The Giant Panda Guerilla Dub Squad, a reggae band from Rochester, N.Y., jammed on stage during warm-ups, and NBC filmed men and women shooting off one of six ramps, twisting, turning, flipping and spraying the crowd with snow as they came to a stop.
Just like at the Olympics, fans rang cowbells and waved American flags. The crowd also gasped in unison when a Swiss jumper flew six stories into the air and landed on his stomach.
"I was surprised that he got up and walked away," Caligiore said. "I watched him get up a few minutes later, click on his skis and go right back up to the top."
The downhill skiing at Lake Placid also is world class. Whiteface, home to the Olympic alpine runs, features "the longest vertical drop" in the East, according to Ski Magazine. But the challenging, icy mountain offers little for beginners. Last year, at Eric's encouragement, I stepped into the gondola without understanding how high the run extended into the clouds, made a call, whimpering, to my mother from the top and took two horrifying spills on the descent.
No surprise that we didn't return to Whiteface this year. For 15 years in a row, the resort has been named No. 1 in North America for "off-hill activities" by the readers of Ski.
Friday night, we ice-skated for two hours on the Olympic speed-skating oval at the base of the front steps to Lake Placid High School, a Grecian-style structure that spans the length of the oval.

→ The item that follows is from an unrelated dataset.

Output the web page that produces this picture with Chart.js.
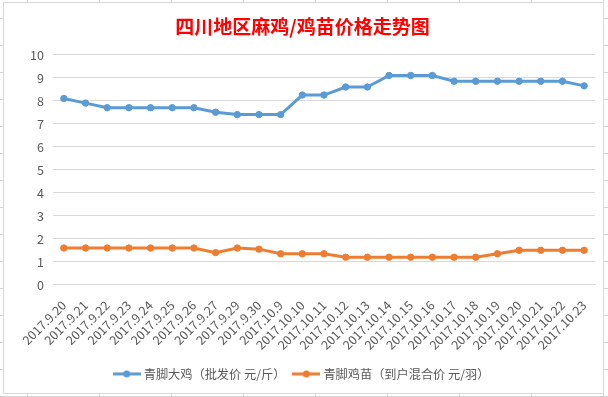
<!DOCTYPE html>
<html>
<head>
<meta charset="utf-8">
<script src="https://cdn.jsdelivr.net/npm/chart.js@4"></script>
<style>
    html, body {
        margin: 0;
        padding: 0;
        width: 608px;
        height: 397px;
        overflow: hidden;
        background-color: #fff;
        /* cellules du tableur autour du graphique */
        background-image:
            repeating-linear-gradient(to bottom, transparent 0, transparent 18px, #d4d4d4 18px, #d4d4d4 19px, transparent 19px, transparent 27px),
            repeating-linear-gradient(to right, transparent 0, transparent 27px, #d4d4d4 27px, #d4d4d4 28px, transparent 28px, transparent 72px);
        background-size: 608px 397px;
    }
    #chartBox {
        position: absolute;
        left: 3px;
        top: 2px;
        width: 599px;
        height: 390px;
        border: 1px solid #d9d9d9;
        background: #fff;
    }
    canvas { display: block; }
</style>
</head>
<body>
<div id="chartBox"><canvas id="priceChart" width="599" height="390"></canvas></div>
<script>
// Données
const dates = [
    '2017.9.20', '2017.9.21', '2017.9.22', '2017.9.23', '2017.9.24', '2017.9.25', '2017.9.26',
    '2017.9.27', '2017.9.29', '2017.9.30', '2017.10.9', '2017.10.10', '2017.10.11', '2017.10.12',
    '2017.10.13', '2017.10.14', '2017.10.15', '2017.10.16', '2017.10.17', '2017.10.18',
    '2017.10.19', '2017.10.20', '2017.10.21', '2017.10.22', '2017.10.23'
];

const grosPoulet = [
    8.1, 7.9, 7.7, 7.7, 7.7, 7.7, 7.7,
    7.5, 7.4, 7.4, 7.4, 8.25, 8.25, 8.6,
    8.6, 9.1, 9.1, 9.1, 8.85, 8.85,
    8.85, 8.85, 8.85, 8.85, 8.65
];

const poussin = [
    1.6, 1.6, 1.6, 1.6, 1.6, 1.6, 1.6,
    1.4, 1.6, 1.55, 1.35, 1.35, 1.35, 1.2,
    1.2, 1.2, 1.2, 1.2, 1.2, 1.2,
    1.35, 1.5, 1.5, 1.5, 1.5
];

const yTicks = [0, 1, 2, 3, 4, 5, 6, 7, 8, 9, 10];

const BLEU = '#5b9bd5';
const ORANGE = '#ed7d31';
const GRIS = '#595959';
const FONT = "'Noto Sans CJK SC', 'Noto Sans', sans-serif";

// Petit symbole de légende : trait + point (style Excel)
function makeLegendIcon(color) {
    const c = document.createElement('canvas');
    c.width = 28;
    c.height = 10;
    const g = c.getContext('2d');
    g.strokeStyle = color;
    g.lineWidth = 3;
    g.beginPath();
    g.moveTo(0, 5);
    g.lineTo(28, 5);
    g.stroke();
    g.fillStyle = color;
    g.beginPath();
    g.arc(14, 5, 3.5, 0, Math.PI * 2);
    g.fill();
    return c;
}

const icons = [makeLegendIcon(BLEU), makeLegendIcon(ORANGE)];

const ctx = document.getElementById('priceChart').getContext('2d');

new Chart(ctx, {
    type: 'line',
    data: {
        labels: dates,
        datasets: [
            {
                label: '青脚大鸡（批发价 元/斤）',
                data: grosPoulet,
                borderColor: BLEU,
                backgroundColor: BLEU,
                borderWidth: 3,
                pointRadius: 3.2,
                pointBorderWidth: 1,
                tension: 0
            },
            {
                label: '青脚鸡苗（到户混合价 元/羽）',
                data: poussin,
                borderColor: ORANGE,
                backgroundColor: ORANGE,
                borderWidth: 3,
                pointRadius: 3.2,
                pointBorderWidth: 1,
                tension: 0
            }
        ]
    },
    options: {
        responsive: false,
        animation: false,
        layout: {
            padding: { left: 6, right: 8, top: 0, bottom: 3 }
        },
        plugins: {
            title: {
                display: true,
                text: '四川地区麻鸡/鸡苗价格走势图',
                color: '#ff0000',
                font: { family: FONT, size: 19, weight: 'bold' },
                padding: { top: 12, bottom: 17 }
            },
            legend: {
                position: 'bottom',
                labels: {
                    color: GRIS,
                    font: { family: FONT, size: 12.2 },
                    usePointStyle: true,
                    pointStyleWidth: 22,
                    padding: 10,
                    generateLabels: function(chart) {
                        const items = Chart.defaults.plugins.legend.labels.generateLabels(chart);
                        items.forEach((item, i) => {
                            item.pointStyle = icons[i];
                        });
                        return items;
                    }
                }
            },
            tooltip: { enabled: false }
        },
        scales: {
            x: {
                offset: true,
                grid: { display: false, offset: true },
                border: { display: true, color: '#d9d9d9' },
                ticks: {
                    color: GRIS,
                    font: { family: FONT, size: 12.5 },
                    minRotation: 45,
                    maxRotation: 45,
                    autoSkip: false,
                    padding: 5
                },
                afterFit: function(scale) {
                    scale.height = 73;
                }
            },
            y: {
                min: 0,
                max: 10,
                grid: { color: '#d9d9d9', drawTicks: false },
                border: { display: false },
                afterBuildTicks: function(scale) {
                    scale.ticks = yTicks.map(v => ({ value: v }));
                },
                ticks: {
                    color: GRIS,
                    font: { family: FONT, size: 12.5 },
                    padding: 9
                },
                afterFit: function(scale) {
                    scale.width = 43;
                }
            }
        }
    }
});
</script>
</body>
</html>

A wreath and garland wrapped in colorful Christmas lights hung above the school's entrance, electric candles glowed in every window and a fire burned in the center of the oval.

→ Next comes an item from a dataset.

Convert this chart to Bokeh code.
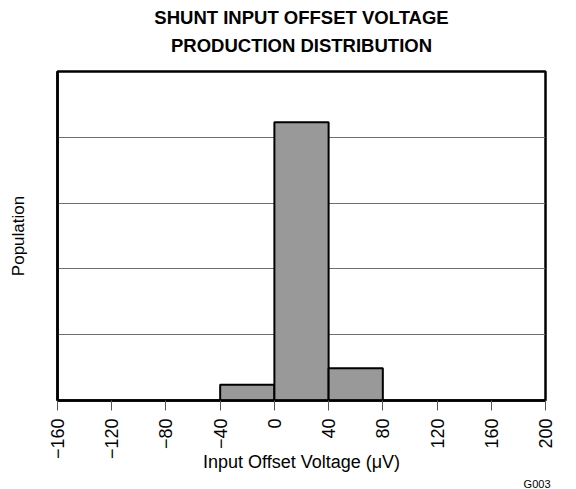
from bokeh.plotting import figure
from bokeh.models import Range1d, FixedTicker, Title, LinearAxis
from bokeh.embed import file_html
from bokeh.resources import INLINE

# ---- data ----
bin_left = [-40, 0, 40]
bin_right = [0, 40, 80]
population = [0.24, 4.23, 0.49]
x_ticks = [-160, -120, -80, -40, 0, 40, 80, 120, 160, 200]
x_tick_labels = ["\u2212160", "\u2212120", "\u221280", "\u221240", "0", "40", "80", "120", "160", "200"]
y_grid = [1, 2, 3, 4]
title_line1 = "SHUNT INPUT OFFSET VOLTAGE"
title_line2 = "PRODUCTION DISTRIBUTION"

FONT = "Liberation Sans"

p = figure(width=576, height=489, output_backend="svg", toolbar_location=None,
           x_range=Range1d(-160, 200), y_range=Range1d(0, 5),
           title=title_line1,
           min_border_left=57, min_border_right=31, min_border_top=69, min_border_bottom=89)

# keep references to the default axes before adding the extra one
xa = p.below[0]
ya = p.left[0]

p.title.align = "center"
p.title.text_font = FONT
p.title.text_font_size = "18.5px"
p.title.text_font_style = "bold"
p.title.text_color = "black"
p.title.standoff = 8

# second title line as a label-only axis above the frame
top_axis = LinearAxis(ticker=FixedTicker(ticks=[]), axis_label=title_line2,
                      axis_label_text_font=FONT, axis_label_text_font_size="18.5px",
                      axis_label_text_font_style="bold", axis_label_text_color="black",
                      axis_label_standoff=16, axis_line_color=None,
                      major_tick_line_color=None, minor_tick_line_color=None,
                      major_label_text_font_size="0px")
p.add_layout(top_axis, "above")

p.quad(left=bin_left, right=bin_right, bottom=0, top=population,
       fill_color="#999999", line_color="black", line_width=2)

p.outline_line_color = "black"
p.outline_line_width = 2.5
p.outline_line_alpha = 1

# x axis
xa.ticker = FixedTicker(ticks=x_ticks)
xa.major_label_overrides = dict(zip(x_ticks, x_tick_labels))
xa.major_label_orientation = 1.5707963
xa.major_label_text_font = FONT
xa.major_label_text_font_size = "18px"
xa.major_label_text_color = "black"
xa.major_label_standoff = 8
xa.major_tick_in = 0
xa.major_tick_out = 10
xa.major_tick_line_color = "#555555"
xa.minor_tick_line_color = None
xa.axis_line_color = "black"
xa.axis_line_width = 2.5
xa.axis_label = "Input Offset Voltage (\u03bcV)"
xa.axis_label_text_font = FONT
xa.axis_label_text_font_size = "18px"
xa.axis_label_text_font_style = "normal"
xa.axis_label_text_color = "black"
xa.axis_label_standoff = -10

# y axis
ya.ticker = FixedTicker(ticks=[])
ya.major_tick_line_color = None
ya.minor_tick_line_color = None
ya.axis_line_color = "black"
ya.axis_line_width = 2.5
ya.axis_label = "Population"
ya.axis_label_text_font = FONT
ya.axis_label_text_font_size = "17px"
ya.axis_label_text_font_style = "normal"
ya.axis_label_text_color = "black"
ya.axis_label_standoff = 30

p.xgrid.visible = False
p.ygrid.ticker = FixedTicker(ticks=y_grid)
p.ygrid.grid_line_color = "#6e6e6e"
p.ygrid.grid_line_width = 1

p.add_layout(Title(text="G003", align="right", text_font=FONT, text_font_size="11px",
                   text_font_style="normal", text_color="black", standoff=0, offset=-5), "below")

p.background_fill_color = "white"
p.border_fill_color = "white"

open("out.html", "w").write(file_html(p, INLINE))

Saturday, we cross-country skied part of the women's Olympic 5K course, one leg of more than 50 kilometers of groomed trails at the Verizon Sports Complex. The next day, we hit the snowshoe trails, which weave through the Olympic cross-country trails and were untouched except for tracks from snowshoe hares.
Had Mirror Lake, the town's centerpiece, been frozen enough, we would have zoomed down its 30-foot toboggan run, which flings sliders more than 1,000 feet onto the ice, according to the local park district. And had there not been a biathlon competition that weekend, we would have taken an hourlong lesson on the sport Friday afternoon.
I never understood how difficult the biathlon was until Rogers explained that the skiing portion of the event jacks up racers' heart rates to a jittery 180-beats-a- minute, making it difficult for them to shoot a 1.77-inch target a 16-story building away.
Biathletes have to be in good enough condition for their heart rates to immediately plummet when they stop, lie on their stomachs or stand, and aim their rifles. Each miss tacks a minute onto their time.
Rogers learned this after marveling at the resting heart rate of the biathlete staying at his house during the 1980 Games.
"If I had his heart rate, I'd be in the hospital hooked up to oxygen," he said.
On the night of the U.S.-Soviet game more than 25 years ago, Rogers estimated that there were 12,000 people in the roughly 8,000-seat arena, and at least another 15,000 people outside on Main Street, which was roped off to vehicle traffic during the Games.
A Methodist minister led the organizing committee. The town's dentist was in charge of all of the visuals -- pictures, slide presentations and printed materials. The owner of the local lumberyard chaired the environmental committee, and Rogers, a radio station owner, was in charge of protocol.
The opening and closing ceremonies at the 2006 Turin Games cost more than the entire 1980 Winter Olympics, Rogers said. And Lake Placid was one of the last Games when all of the competitors stayed in one athletes' village.
After the Games, the residences were converted into a state prison.
Even so, Lake Placid still feels like an athletes' village to me.